Cada tanto mira el reloj, mientras a su alrededor se balancean las
cortinas rosas con volados, opacadas por el polvo que tal vez acumulan
desde la última restauración de este vagón, en 1994. Observa el partido
de chinchón que disputan, entre estación y estación, los guardas, los
mecánicos y los mozos del tren. Detrás suyo Liliana le susurra a
Osvaldo: “Esto hace treinta años era una maravilla. Ahora no lavan ni
las cortinas”.
Al llegar a Mar del Plata, a las 5.20 de la
madrugada, Tatiana confiesa que viajó con temor a que el tren volviera a
descarrilar, como días atrás: “Con esos saltos pensaba que salíamos
volando.

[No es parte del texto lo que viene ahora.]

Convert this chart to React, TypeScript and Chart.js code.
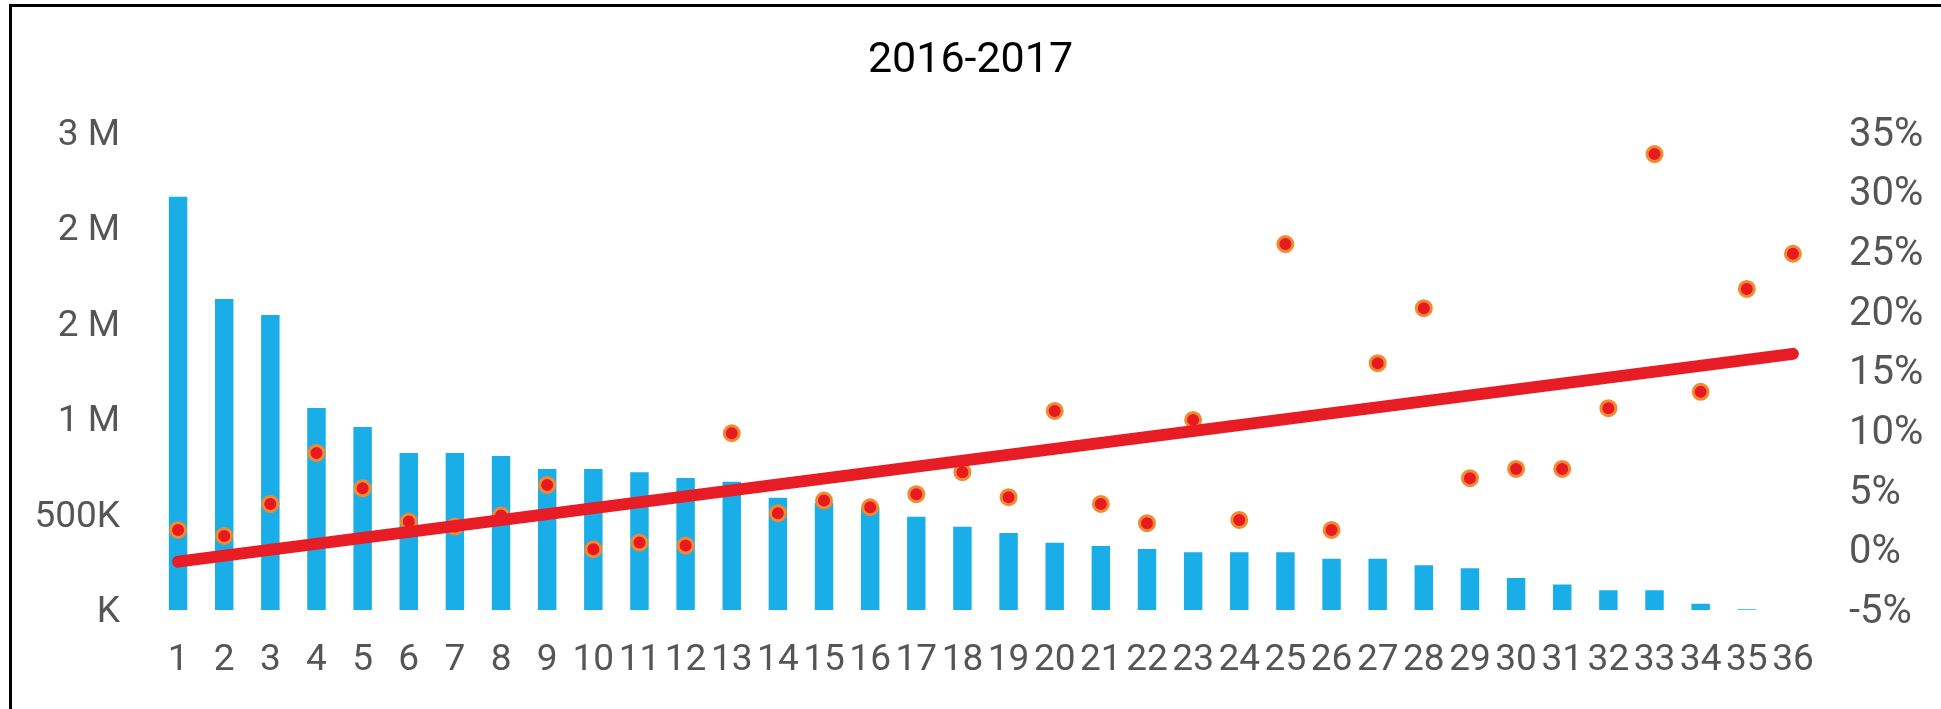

El tren es viejísimo pero bueno, llega”. No se oyen más
protestas.
Horas después del viaje, un mecánico de Ferrobaires, la empresa del Estado provincial que administra el servicio, confiesa a Clarín
que casi no hay mantenimiento: “Las vías no están en óptimas
condiciones. Pero eso no quiere decir que no pueda correr un tren. El
tema es que no se mantiene nada y lo que se hace, se hace mal”. Con la
condición de que no se publique su nombre, agregó: “Es un tren muy
barato, no le dan bola. La gente que viaja no puede pagar otra cosa y se
acostumbra, como todos”.
La costumbre vence la indignación. Lo
que viaja con los pasajeros en esta madrugada de jueves es una
resignación que, paradójicamente, puede emparentarse con la dignidad. “Y
bueno, está feo, pero es lo que podemos pagar. Si no, tomaríamos el
Talgo o el micro, que valen el doble”, fuerza la voz Mario, vendedor de
ropa, desde el estribo. Y el tren desacelera. Y entre las sombras, bajo
un cielo borravino, aparece adelante, en una simetría espectral, la
arquitectura de la estación marplatense, con los modernos buses de un
lado del andén y un viejo tren blanco que chilla su arribo del otro: un
lamento maquinal que se reitera a diario.